11. Cyber Detectives: The Hidden Windows Log

Windows computers have a deeply hidden list called the USN Journal. Every single time a file is created, moved, or deleted, it prints a tiny, permanent receipt into this log.

Cyber detectives love this log. If a hacker breaks in and tries to change a file's date to look like they were never there (a trick called "timestomping"), the hidden Windows log still remembers the exact truth.

SYSTEM RECEIPT
RECEIPT NO: 84920491
FILE: secret_passwords.txt
ACTION: DATE_FAKED
ACTUAL TIME: 11:45 PM
HACKER CAUGHT

12. The Future: Brains vs. Storage

Today, logs are getting a massive upgrade. Modern cloud systems are doing something radical: they are separating the "brains" (the computer processing data) from the "storage" (the hard drives).

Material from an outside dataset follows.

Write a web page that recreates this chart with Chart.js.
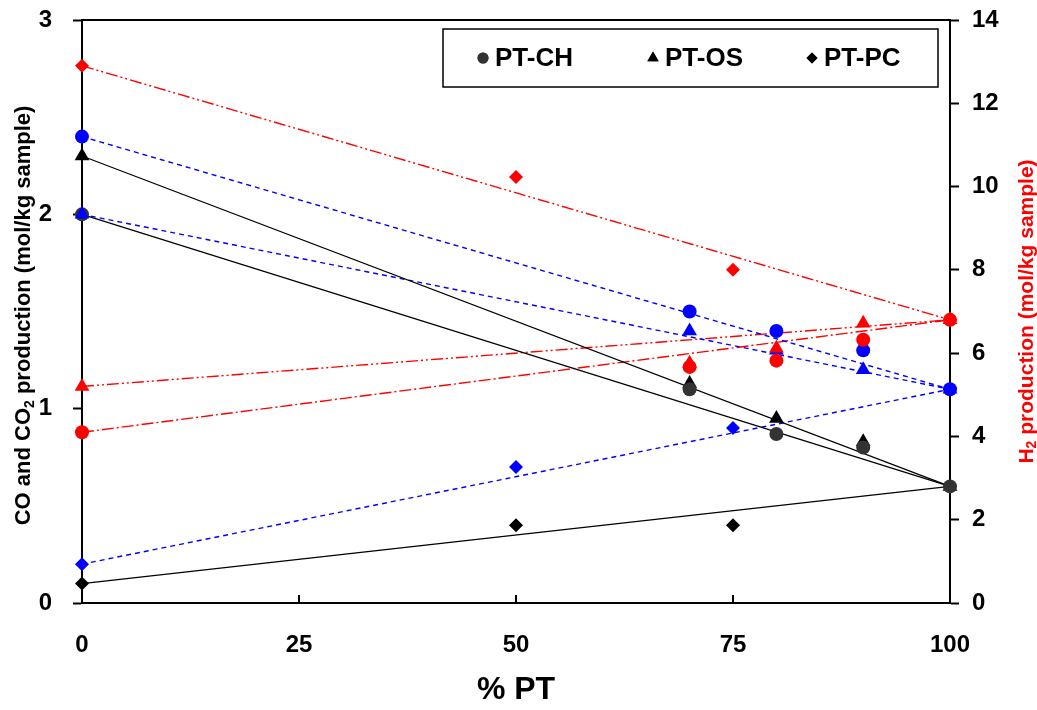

Because the Write-Ahead Log is the only thing that truly matters, systems like Amazon Aurora don't even send database files over the network anymore. They only send the tiny log files. The storage drives receive the log and build the database themselves. This makes setting up a new massive cloud server take seconds instead of hours.

The Brains (Computer)

Sends ONLY the Log

The Storage (Drives)

The Ultimate Truth

The Write-Ahead Log is the ultimate source of truth for computers. The main database file is just a snapshot of the past; the log is the true history of everything that happened. By forcing computers to write down their plans before acting, engineers built the invisible safety net that holds our digital world together.